▸ **Your goal**: Return the records that follow unaltered. Omit every picture.
***** Extracted records *****
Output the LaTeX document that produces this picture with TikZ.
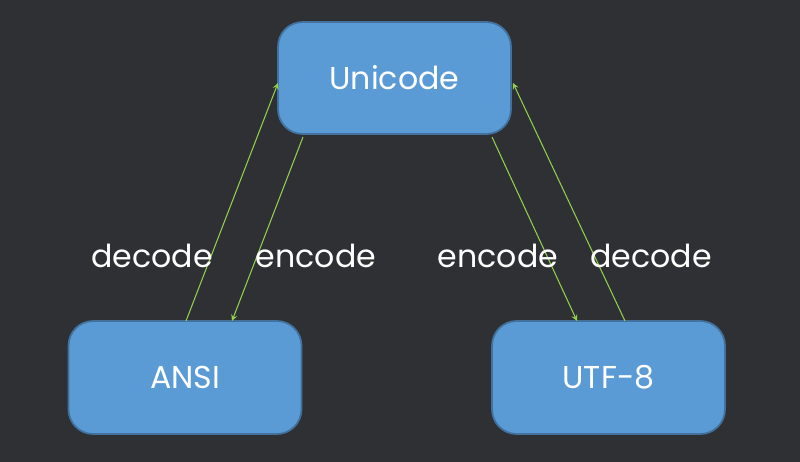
\documentclass[tikz,border=0pt]{standalone}
\usepackage{fontspec}
\setmainfont{Poppins}
\definecolor{bgdark}{HTML}{2E3033}
\definecolor{boxfill}{HTML}{5B9BD5}
\definecolor{boxline}{HTML}{41719C}
\definecolor{lime}{HTML}{92D050}
\begin{document}
\begin{tikzpicture}[
  x = 0.02cm,
  y = -0.02cm,
  box/.style = {
    shape = rectangle,
    rounded corners = 14pt,
    fill = boxfill,
    draw = boxline,
    line width = 1pt,
    minimum width = 4.66cm,
    minimum height = 2.26cm,
    text = white,
    font = \fontsize{18}{21}\selectfont,
  },
  lbl/.style = {
    text = white,
    font = \fontsize{18}{21}\selectfont,
  },
  link/.style = {
    ->,
    >=stealth,
    lime,
    line width = 0.6pt
  }
]
  \fill[bgdark] (0, 0) rectangle (800, 462);
  \useasboundingbox (0, 0) rectangle (800, 462);

  \node[box, minimum height = 2.24cm] (uni) at (394.5, 78) {Unicode};
  \node[box] (ansi) at (185, 377.5) {ANSI};
  \node[box] (utf) at (608.5, 377.5) {UTF-8};

  \coordinate (a1) at (186, 321);
  \coordinate (u1) at (278, 83);
  \coordinate (u2) at (303, 137);
  \coordinate (a2) at (232, 321);
  \coordinate (u3) at (492, 137);
  \coordinate (t1) at (577, 321);
  \coordinate (t2) at (625, 321);
  \coordinate (u4) at (513, 83);

  \draw[link] (a1) -- (u1);
  \draw[link] (u2) -- (a2);
  \draw[link] (u3) -- (t1);
  \draw[link] (t2) -- (u4);

  \node[lbl] (dec1) at (152, 256) {decode};
  \node[lbl] (enc1) at (316, 256) {encode};
  \node[lbl] (enc2) at (498, 256) {encode};
  \node[lbl] (dec2) at (651, 256) {decode};
\end{tikzpicture}
\end{document}
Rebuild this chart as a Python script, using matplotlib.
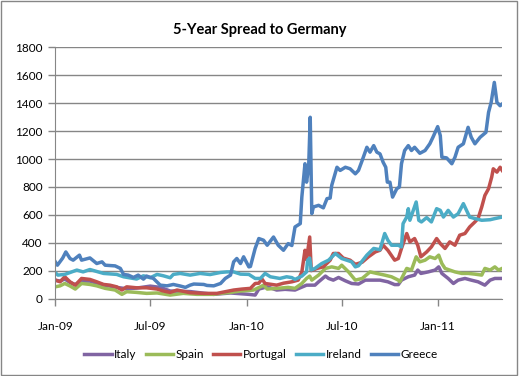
*****
▸ **Correct result**:
Output the LaTeX document that produces this picture with TikZ.
\documentclass[tikz,border=0pt]{standalone}
\usepackage{fontspec}
\setmainfont{Poppins}
\definecolor{bgdark}{HTML}{2E3033}
\definecolor{boxfill}{HTML}{5B9BD5}
\definecolor{boxline}{HTML}{41719C}
\definecolor{lime}{HTML}{92D050}
\begin{document}
\begin{tikzpicture}[
  x = 0.02cm,
  y = -0.02cm,
  box/.style = {
    shape = rectangle,
    rounded corners = 14pt,
    fill = boxfill,
    draw = boxline,
    line width = 1pt,
    minimum width = 4.66cm,
    minimum height = 2.26cm,
    text = white,
    font = \fontsize{18}{21}\selectfont,
  },
  lbl/.style = {
    text = white,
    font = \fontsize{18}{21}\selectfont,
  },
  link/.style = {
    ->,
    >=stealth,
    lime,
    line width = 0.6pt
  }
]
  \fill[bgdark] (0, 0) rectangle (800, 462);
  \useasboundingbox (0, 0) rectangle (800, 462);

  \node[box, minimum height = 2.24cm] (uni) at (394.5, 78) {Unicode};
  \node[box] (ansi) at (185, 377.5) {ANSI};
  \node[box] (utf) at (608.5, 377.5) {UTF-8};

  \coordinate (a1) at (186, 321);
  \coordinate (u1) at (278, 83);
  \coordinate (u2) at (303, 137);
  \coordinate (a2) at (232, 321);
  \coordinate (u3) at (492, 137);
  \coordinate (t1) at (577, 321);
  \coordinate (t2) at (625, 321);
  \coordinate (u4) at (513, 83);

  \draw[link] (a1) -- (u1);
  \draw[link] (u2) -- (a2);
  \draw[link] (u3) -- (t1);
  \draw[link] (t2) -- (u4);

  \node[lbl] (dec1) at (152, 256) {decode};
  \node[lbl] (enc1) at (316, 256) {encode};
  \node[lbl] (enc2) at (498, 256) {encode};
  \node[lbl] (dec2) at (651, 256) {decode};
\end{tikzpicture}
\end{document}
Rebuild this chart as a Python script, using matplotlib.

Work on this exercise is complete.